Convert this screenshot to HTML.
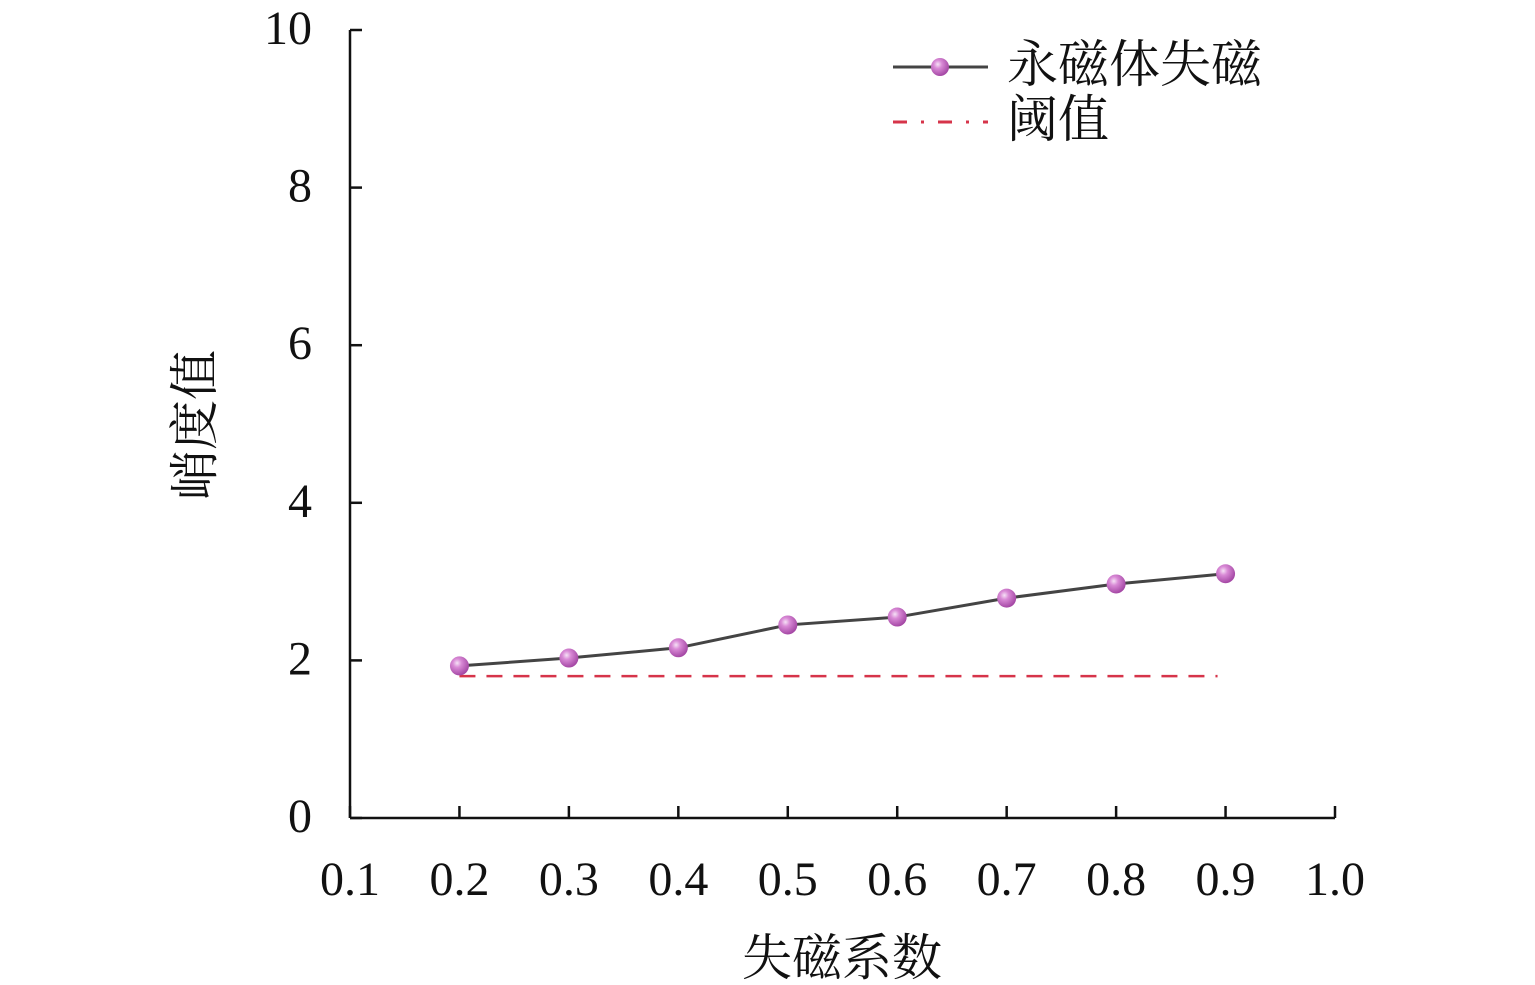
<!DOCTYPE html>
<html><head><meta charset="utf-8">
<style>
html,body{margin:0;padding:0;background:#fff;}
svg{display:block;}
text{font-family:"Liberation Serif","Noto Serif CJK SC",serif;fill:#111;}
</style></head>
<body>
<svg id="chart" width="1535" height="985" viewBox="0 0 1535 985">
<defs>
<radialGradient id="ball" cx="0.38" cy="0.35" r="0.65">
<stop offset="0" stop-color="#f6e2f6"/>
<stop offset="0.35" stop-color="#d98ad6"/>
<stop offset="1" stop-color="#a548a5"/>
</radialGradient>
</defs>
<g id="axes"></g>
<g id="marks"></g>
<g>
<line x1="893" y1="67" x2="988" y2="67" stroke="#444" stroke-width="3"/>
<circle cx="940" cy="67" r="9" fill="url(#ball)"/>
<text x="1007" y="82" font-size="51">永磁体失磁</text>
<line x1="893" y1="122" x2="988" y2="122" stroke="#d6344a" stroke-width="3" stroke-dasharray="14,14,3,14"/>
<text x="1007" y="137" font-size="51">阈值</text>
</g>
<text x="842" y="975" font-size="50" text-anchor="middle">失磁系数</text>
<text transform="translate(212,425) rotate(-90)" font-size="50" text-anchor="middle">峭度值</text>
</svg>
<script>
const xTicks = [0.1,0.2,0.3,0.4,0.5,0.6,0.7,0.8,0.9,1.0];
const xTickLabels = ["0.1","0.2","0.3","0.4","0.5","0.6","0.7","0.8","0.9","1.0"];
const yTicks = [0,2,4,6,8,10];
const yTickLabels = ["0","2","4","6","8","10"];
const categories = [0.2,0.3,0.4,0.5,0.6,0.7,0.8,0.9];
const kurtosisValues = [1.93,2.03,2.16,2.45,2.55,2.79,2.97,3.10];
const thresholdValue = 1.80;
const thresholdRange = [0.2,0.9];

const NS="http://www.w3.org/2000/svg";
function xs(v){return 350+(v-0.1)/0.9*985;}
function ys(v){return 818-v/10*788;}
function mk(tag,attrs,parent){const e=document.createElementNS(NS,tag);for(const k in attrs)e.setAttribute(k,attrs[k]);parent.appendChild(e);return e;}
const axes=document.getElementById('axes');
const marks=document.getElementById('marks');

let a=mk('line',{x1:350,y1:ys(0),x2:1335,y2:ys(0),stroke:'#111','stroke-width':2.5},axes);


a=mk('line',{x1:350,y1:ys(0),x2:350,y2:ys(10),stroke:'#111','stroke-width':2.5},axes);



xTicks.forEach((t,i)=>{
  const x=xs(t);
  const l=mk('line',{x1:x,y1:ys(0),x2:x,y2:ys(0)-12,stroke:'#111','stroke-width':2.5},axes);
  
  
  const tx=mk('text',{x:x,y:895,'font-size':48,'text-anchor':'middle'},axes);
  tx.textContent=xTickLabels[i];
  
  
});
yTicks.forEach((t,i)=>{
  const y=ys(t);
  const l=mk('line',{x1:350,y1:y,x2:362,y2:y,stroke:'#111','stroke-width':2.5},axes);
  
  
  const tx=mk('text',{x:312,y:y+14,'font-size':48,'text-anchor':'end'},axes);
  tx.textContent=yTickLabels[i];
  
  
});

const th=mk('line',{x1:xs(thresholdRange[0]),y1:ys(thresholdValue),x2:xs(thresholdRange[1])-8,y2:ys(thresholdValue),stroke:'#d6344a','stroke-width':2.5,'stroke-dasharray':'16,11'},marks);



const pl=mk('polyline',{points:categories.map((c,i)=>xs(c)+','+ys(kurtosisValues[i])).join(' '),fill:'none',stroke:'#444','stroke-width':3},marks);


categories.forEach((c,i)=>{
  const p=mk('circle',{cx:xs(c),cy:ys(kurtosisValues[i]),r:9.5,fill:'url(#ball)'},marks);
  
  
});
</script>
</body></html>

****************************************

▸ **STATED TASK**
Leave out the pictures and reproduce the rest of the listing exactly.

▸ **THE RESULT**
Convert this screenshot to HTML.
<!DOCTYPE html>
<html><head><meta charset="utf-8">
<style>
html,body{margin:0;padding:0;background:#fff;}
svg{display:block;}
text{font-family:"Liberation Serif","Noto Serif CJK SC",serif;fill:#111;}
</style></head>
<body>
<svg id="chart" width="1535" height="985" viewBox="0 0 1535 985">
<defs>
<radialGradient id="ball" cx="0.38" cy="0.35" r="0.65">
<stop offset="0" stop-color="#f6e2f6"/>
<stop offset="0.35" stop-color="#d98ad6"/>
<stop offset="1" stop-color="#a548a5"/>
</radialGradient>
</defs>
<g id="axes"></g>
<g id="marks"></g>
<g>
<line x1="893" y1="67" x2="988" y2="67" stroke="#444" stroke-width="3"/>
<circle cx="940" cy="67" r="9" fill="url(#ball)"/>
<text x="1007" y="82" font-size="51">永磁体失磁</text>
<line x1="893" y1="122" x2="988" y2="122" stroke="#d6344a" stroke-width="3" stroke-dasharray="14,14,3,14"/>
<text x="1007" y="137" font-size="51">阈值</text>
</g>
<text x="842" y="975" font-size="50" text-anchor="middle">失磁系数</text>
<text transform="translate(212,425) rotate(-90)" font-size="50" text-anchor="middle">峭度值</text>
</svg>
<script>
const xTicks = [0.1,0.2,0.3,0.4,0.5,0.6,0.7,0.8,0.9,1.0];
const xTickLabels = ["0.1","0.2","0.3","0.4","0.5","0.6","0.7","0.8","0.9","1.0"];
const yTicks = [0,2,4,6,8,10];
const yTickLabels = ["0","2","4","6","8","10"];
const categories = [0.2,0.3,0.4,0.5,0.6,0.7,0.8,0.9];
const kurtosisValues = [1.93,2.03,2.16,2.45,2.55,2.79,2.97,3.10];
const thresholdValue = 1.80;
const thresholdRange = [0.2,0.9];

const NS="http://www.w3.org/2000/svg";
function xs(v){return 350+(v-0.1)/0.9*985;}
function ys(v){return 818-v/10*788;}
function mk(tag,attrs,parent){const e=document.createElementNS(NS,tag);for(const k in attrs)e.setAttribute(k,attrs[k]);parent.appendChild(e);return e;}
const axes=document.getElementById('axes');
const marks=document.getElementById('marks');

let a=mk('line',{x1:350,y1:ys(0),x2:1335,y2:ys(0),stroke:'#111','stroke-width':2.5},axes);


a=mk('line',{x1:350,y1:ys(0),x2:350,y2:ys(10),stroke:'#111','stroke-width':2.5},axes);



xTicks.forEach((t,i)=>{
  const x=xs(t);
  const l=mk('line',{x1:x,y1:ys(0),x2:x,y2:ys(0)-12,stroke:'#111','stroke-width':2.5},axes);
  
  
  const tx=mk('text',{x:x,y:895,'font-size':48,'text-anchor':'middle'},axes);
  tx.textContent=xTickLabels[i];
  
  
});
yTicks.forEach((t,i)=>{
  const y=ys(t);
  const l=mk('line',{x1:350,y1:y,x2:362,y2:y,stroke:'#111','stroke-width':2.5},axes);
  
  
  const tx=mk('text',{x:312,y:y+14,'font-size':48,'text-anchor':'end'},axes);
  tx.textContent=yTickLabels[i];
  
  
});

const th=mk('line',{x1:xs(thresholdRange[0]),y1:ys(thresholdValue),x2:xs(thresholdRange[1])-8,y2:ys(thresholdValue),stroke:'#d6344a','stroke-width':2.5,'stroke-dasharray':'16,11'},marks);



const pl=mk('polyline',{points:categories.map((c,i)=>xs(c)+','+ys(kurtosisValues[i])).join(' '),fill:'none',stroke:'#444','stroke-width':3},marks);


categories.forEach((c,i)=>{
  const p=mk('circle',{cx:xs(c),cy:ys(kurtosisValues[i]),r:9.5,fill:'url(#ball)'},marks);
  
  
});
</script>
</body></html>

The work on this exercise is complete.